Policy took a different direction toward the Packers. He went to Stanford University’s law school after Notre Dame, practicing law in San Francisco for less than a decade.

Policy yearned to follow his father’s path in the sporting realm. That’s when he met current NFL commissioner Roger Goodell, at that time an up-and-coming executive with the league.

The NFL was working with a then-thriving Arena Football League in the early 2000s. The AFL moved its offices from Chicago to New York, to be closer to the NFL, which bought almost half of the equity in the indoor league.

Pro Football Hall of Fame president David Baker was the AFL commissioner at the time. Policy, who thought he would spend a couple of years with this league and then move into the NFL offices, spent the 2000s with the AFL.

“The thinking was they wanted to turn the Arena Football League into more of the media product, kind of the way the NFL is,” Policy said. “They wanted them to be in New York where they’re closer with all the big media companies.”

Policy said he received a call from an executive headhunter firm representing the Packers. Policy knew of team CEO and president Mark Murphy. The firm reached out to Policy. He and Murphy met, and Policy has been with the Packers since August 2012.

Policy has future aspirations in the NFL.

“I would like to at some point be the president and CEO of an NFL club or a very high-level position in the league office,” Policy said. “I love the NFL. I love the product.
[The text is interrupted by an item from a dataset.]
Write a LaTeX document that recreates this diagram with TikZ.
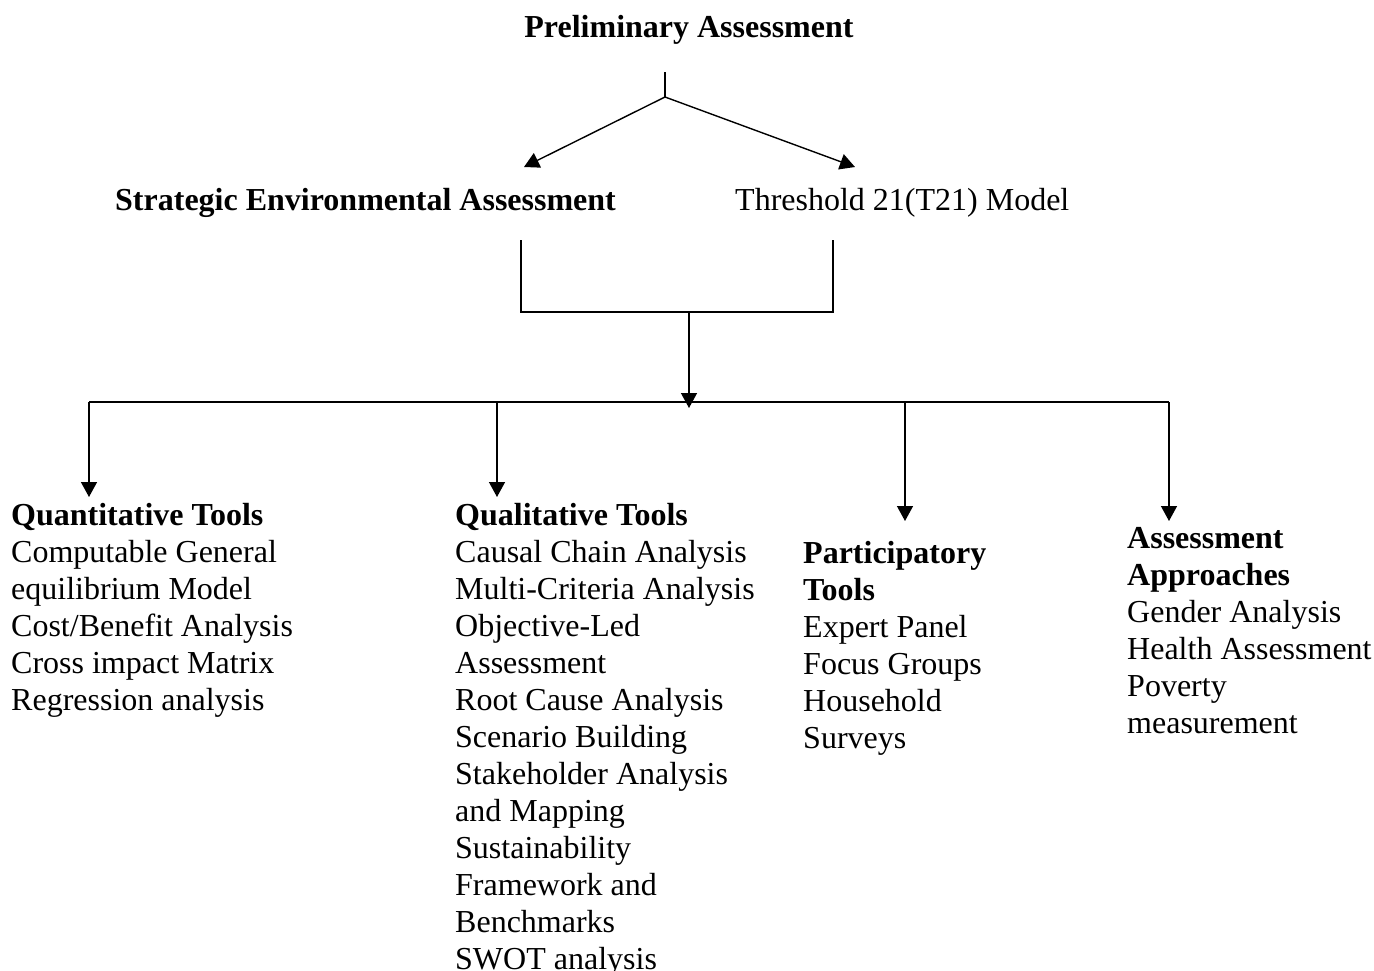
\documentclass[tikz,border=0pt]{standalone}
\usepackage{fontspec}
\setmainfont{Liberation Serif}
\usetikzlibrary{arrows.meta}
\begin{document}
\begin{tikzpicture}[x=1pt,y=-1pt,
  txt/.style={font=\fontsize{32}{37}\selectfont, inner sep=0pt, anchor=base west},
  conn/.style={line width=1.4pt, line join=miter},
  arr/.style={conn, -{Triangle[width=16pt,length=15pt]}}]
\useasboundingbox (0,0) rectangle (1374,970);
% titles
\node[txt, anchor=base] (pre) at (689,37) {\textbf{Preliminary Assessment}};
\node[txt] (sea) at (115,210) {\textbf{Strategic Environmental Assessment}};
\node[txt] (t21) at (735,210) {Threshold 21(T21) Model};
% blocks
\node[txt] (quan) at (11,525) {\begin{tabular}[t]{@{}l@{}}\textbf{Quantitative Tools}\\Computable General\\equilibrium Model\\Cost/Benefit Analysis\\Cross impact Matrix\\Regression analysis\end{tabular}};
\node[txt] (qual) at (455,525) {\begin{tabular}[t]{@{}l@{}}\textbf{Qualitative Tools}\\Causal Chain Analysis\\Multi-Criteria Analysis\\Objective-Led\\Assessment\\Root Cause Analysis\\Scenario Building\\Stakeholder Analysis\\and Mapping\\Sustainability\\Framework and\\Benchmarks\\SWOT analysis\end{tabular}};
\node[txt] (part) at (803,563) {\begin{tabular}[t]{@{}l@{}}\textbf{Participatory}\\\textbf{Tools}\\Expert Panel\\Focus Groups\\Household\\Surveys\end{tabular}};
\node[txt] (appr) at (1127,548) {\begin{tabular}[t]{@{}l@{}}\textbf{Assessment}\\\textbf{Approaches}\\Gender Analysis\\Health Assessment\\Poverty\\measurement\end{tabular}};
% junction coordinates
\coordinate (top) at (665,72);
\coordinate (apex) at (665,97);
\coordinate (seaT) at (524,167);
\coordinate (t21T) at (855,167);
\coordinate (bl) at (521,240);
\coordinate (blb) at (521,312);
\coordinate (br) at (833,240);
\coordinate (brb) at (833,312);
\coordinate (bm) at (689,312);
\coordinate (bus) at (689,408);
\coordinate (busL) at (89,402);
\coordinate (busR) at (1169,402);
\coordinate (d1) at (89,402);
\coordinate (d1t) at (89,497);
\coordinate (d2) at (497,402);
\coordinate (d2t) at (497,497);
\coordinate (d3) at (905,402);
\coordinate (d3t) at (905,521);
\coordinate (d4) at (1169,402);
\coordinate (d4t) at (1169,521);
% connectors
\draw[conn] (top) -- (apex);
\draw[arr] (apex) -- (seaT);
\draw[arr] (apex) -- (t21T);
\draw[conn] (bl) -- (blb) -- (brb) -- (br);
\draw[arr] (bm) -- (bus);
\draw[conn] (busL) -- (busR);
\draw[arr] (d1) -- (d1t);
\draw[arr] (d2) -- (d2t);
\draw[arr] (d3) -- (d3t);
\draw[arr] (d4) -- (d4t);
\end{tikzpicture}
\end{document}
I love the game. I would love to stay in the NFL and keep progressing to the point where I’m running a club or at a very senior level at the league.”

It’s more than York and Policy who came from an environment that challenged a person academically and athletically.

“I have great friends from Cardinal Mooney,” Policy said. “I don’t know that I appreciated it as much when I was there as when I was newly graduated from Mooney. Once you get out of Youngstown and into the real world, you realize how well Mooney and Youngstown in general prepare you for the real world.

“I think people from Youngstown, and Mooney in particular, have a tremendous work ethic and tend to treat other people extremely well. You’re brought up in that environment. That’s kind of what you know and what you do. You get outside of that environment and the rest of the world isn’t always like that. I feel very fortunate to be from there.”

It’s about being part of the Cardinal Mooney family.

“The funny thing is throughout the NFL it has a little bit of a reputation for that,” Policy said. “I run into scouts from other teams, assistant coaches from other teams or anybody who spent any time in college, scouting high school players. They’re familiar with Mooney, maybe with the football program, primarily. They’re always like, ‘Oh, you’re a Mooney guy. You Mooney guys stick together.’

“It’s got a great reputation for that.”